→ **What is required**
Say how many lines contain the string "this". Give no other output.

→ **Supplied entries**

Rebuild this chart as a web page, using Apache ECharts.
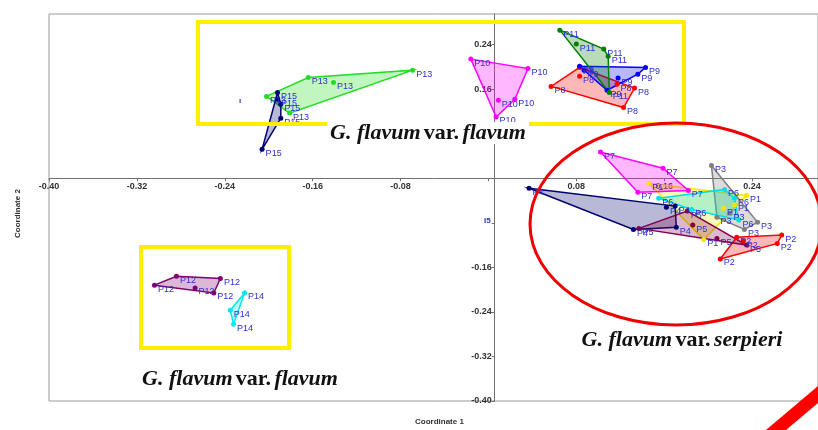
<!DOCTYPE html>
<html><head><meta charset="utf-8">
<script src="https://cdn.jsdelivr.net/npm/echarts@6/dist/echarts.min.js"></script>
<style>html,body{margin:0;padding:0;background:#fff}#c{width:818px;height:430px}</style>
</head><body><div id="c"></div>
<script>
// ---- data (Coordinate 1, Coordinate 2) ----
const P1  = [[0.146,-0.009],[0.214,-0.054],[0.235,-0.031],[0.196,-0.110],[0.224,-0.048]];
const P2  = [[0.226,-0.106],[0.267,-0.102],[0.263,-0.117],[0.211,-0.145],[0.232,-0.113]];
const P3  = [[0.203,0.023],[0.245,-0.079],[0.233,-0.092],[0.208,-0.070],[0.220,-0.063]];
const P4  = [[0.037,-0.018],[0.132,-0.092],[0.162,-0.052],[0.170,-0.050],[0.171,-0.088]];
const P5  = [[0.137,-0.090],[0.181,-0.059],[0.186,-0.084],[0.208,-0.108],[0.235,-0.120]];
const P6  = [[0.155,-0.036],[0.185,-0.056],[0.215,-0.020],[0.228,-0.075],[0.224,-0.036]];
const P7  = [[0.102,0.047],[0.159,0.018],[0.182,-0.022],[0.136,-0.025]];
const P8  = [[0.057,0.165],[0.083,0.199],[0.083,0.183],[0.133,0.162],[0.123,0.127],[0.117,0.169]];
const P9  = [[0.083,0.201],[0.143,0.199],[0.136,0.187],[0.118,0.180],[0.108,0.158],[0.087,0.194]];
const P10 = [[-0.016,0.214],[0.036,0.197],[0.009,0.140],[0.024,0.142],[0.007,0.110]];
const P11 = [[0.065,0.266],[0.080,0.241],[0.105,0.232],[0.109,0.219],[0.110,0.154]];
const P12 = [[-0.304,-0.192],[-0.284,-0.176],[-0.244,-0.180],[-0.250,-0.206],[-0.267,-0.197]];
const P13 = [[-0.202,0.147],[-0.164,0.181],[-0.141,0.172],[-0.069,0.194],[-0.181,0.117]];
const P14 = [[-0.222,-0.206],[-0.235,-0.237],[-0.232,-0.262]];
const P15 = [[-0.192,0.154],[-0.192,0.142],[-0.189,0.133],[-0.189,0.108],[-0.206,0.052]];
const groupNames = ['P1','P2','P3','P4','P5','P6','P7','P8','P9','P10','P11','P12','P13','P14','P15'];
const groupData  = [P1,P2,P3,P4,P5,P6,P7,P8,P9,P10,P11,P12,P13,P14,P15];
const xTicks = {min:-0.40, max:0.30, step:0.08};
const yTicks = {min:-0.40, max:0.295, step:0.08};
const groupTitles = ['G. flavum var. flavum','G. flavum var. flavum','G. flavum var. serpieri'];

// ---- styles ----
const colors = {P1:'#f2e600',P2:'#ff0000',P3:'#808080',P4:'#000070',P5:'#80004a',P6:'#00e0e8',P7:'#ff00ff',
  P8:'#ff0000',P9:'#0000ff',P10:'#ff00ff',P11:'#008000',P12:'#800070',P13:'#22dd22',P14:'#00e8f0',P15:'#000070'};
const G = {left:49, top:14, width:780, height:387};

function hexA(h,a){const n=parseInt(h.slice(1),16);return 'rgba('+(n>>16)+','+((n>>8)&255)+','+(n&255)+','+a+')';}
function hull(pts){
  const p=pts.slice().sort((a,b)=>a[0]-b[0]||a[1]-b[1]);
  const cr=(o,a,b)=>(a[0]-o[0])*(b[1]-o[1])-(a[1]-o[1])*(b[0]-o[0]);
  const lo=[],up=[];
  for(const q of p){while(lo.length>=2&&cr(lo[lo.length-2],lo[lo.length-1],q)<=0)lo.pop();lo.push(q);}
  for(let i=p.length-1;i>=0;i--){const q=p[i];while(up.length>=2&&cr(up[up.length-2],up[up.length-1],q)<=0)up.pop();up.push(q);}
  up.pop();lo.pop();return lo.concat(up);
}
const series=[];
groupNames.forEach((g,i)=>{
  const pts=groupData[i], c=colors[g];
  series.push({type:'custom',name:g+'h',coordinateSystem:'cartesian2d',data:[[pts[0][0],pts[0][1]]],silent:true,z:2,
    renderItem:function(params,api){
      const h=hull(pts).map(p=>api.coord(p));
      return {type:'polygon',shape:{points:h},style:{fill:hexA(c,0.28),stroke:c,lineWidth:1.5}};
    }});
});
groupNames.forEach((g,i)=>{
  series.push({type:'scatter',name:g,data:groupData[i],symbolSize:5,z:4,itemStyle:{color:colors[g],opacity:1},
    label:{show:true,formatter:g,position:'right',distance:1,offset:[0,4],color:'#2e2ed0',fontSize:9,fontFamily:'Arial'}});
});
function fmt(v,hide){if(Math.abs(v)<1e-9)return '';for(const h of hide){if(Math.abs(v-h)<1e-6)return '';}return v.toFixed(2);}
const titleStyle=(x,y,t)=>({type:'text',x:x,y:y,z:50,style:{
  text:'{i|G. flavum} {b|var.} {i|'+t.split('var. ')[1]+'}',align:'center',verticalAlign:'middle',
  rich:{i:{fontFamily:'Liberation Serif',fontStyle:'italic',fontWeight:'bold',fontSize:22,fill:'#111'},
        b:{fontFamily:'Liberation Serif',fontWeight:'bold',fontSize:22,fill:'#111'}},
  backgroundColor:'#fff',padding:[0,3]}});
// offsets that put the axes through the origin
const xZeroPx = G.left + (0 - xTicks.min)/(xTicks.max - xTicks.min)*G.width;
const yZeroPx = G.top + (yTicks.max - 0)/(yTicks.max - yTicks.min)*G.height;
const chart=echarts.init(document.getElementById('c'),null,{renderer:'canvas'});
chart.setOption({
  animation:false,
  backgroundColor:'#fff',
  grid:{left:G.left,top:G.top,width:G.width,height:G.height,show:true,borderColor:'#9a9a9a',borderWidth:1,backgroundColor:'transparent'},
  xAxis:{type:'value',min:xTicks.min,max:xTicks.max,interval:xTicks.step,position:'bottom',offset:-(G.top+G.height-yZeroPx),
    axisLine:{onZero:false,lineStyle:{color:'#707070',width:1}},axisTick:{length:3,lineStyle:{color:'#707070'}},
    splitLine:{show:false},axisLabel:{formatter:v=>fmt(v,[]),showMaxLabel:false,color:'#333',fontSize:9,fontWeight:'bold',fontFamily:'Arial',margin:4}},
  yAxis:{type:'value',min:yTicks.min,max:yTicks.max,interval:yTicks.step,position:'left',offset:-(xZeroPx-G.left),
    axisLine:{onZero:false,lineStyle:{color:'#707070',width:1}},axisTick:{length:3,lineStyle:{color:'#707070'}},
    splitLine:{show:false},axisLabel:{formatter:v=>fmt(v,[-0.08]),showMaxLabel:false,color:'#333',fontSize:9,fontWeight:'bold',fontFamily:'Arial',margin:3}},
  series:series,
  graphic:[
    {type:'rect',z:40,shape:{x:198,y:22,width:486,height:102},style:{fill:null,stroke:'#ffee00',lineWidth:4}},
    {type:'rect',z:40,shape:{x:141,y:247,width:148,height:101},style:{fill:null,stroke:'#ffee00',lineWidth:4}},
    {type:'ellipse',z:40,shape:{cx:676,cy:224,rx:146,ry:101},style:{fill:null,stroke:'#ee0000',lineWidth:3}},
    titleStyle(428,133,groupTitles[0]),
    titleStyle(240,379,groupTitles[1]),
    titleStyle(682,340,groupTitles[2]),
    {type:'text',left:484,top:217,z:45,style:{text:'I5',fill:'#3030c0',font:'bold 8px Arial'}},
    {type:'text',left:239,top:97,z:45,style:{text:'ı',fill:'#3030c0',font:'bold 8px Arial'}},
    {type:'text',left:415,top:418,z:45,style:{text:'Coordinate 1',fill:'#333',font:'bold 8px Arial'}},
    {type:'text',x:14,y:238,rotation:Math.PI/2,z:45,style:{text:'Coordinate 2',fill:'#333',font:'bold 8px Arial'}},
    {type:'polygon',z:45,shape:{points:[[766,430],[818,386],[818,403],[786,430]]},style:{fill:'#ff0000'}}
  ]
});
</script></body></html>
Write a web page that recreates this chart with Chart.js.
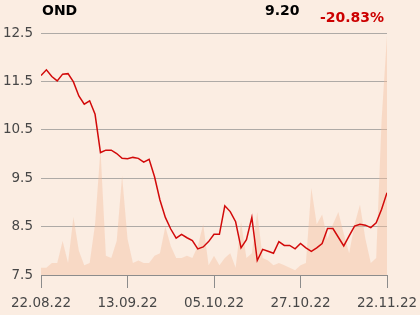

→ **Written answer**
2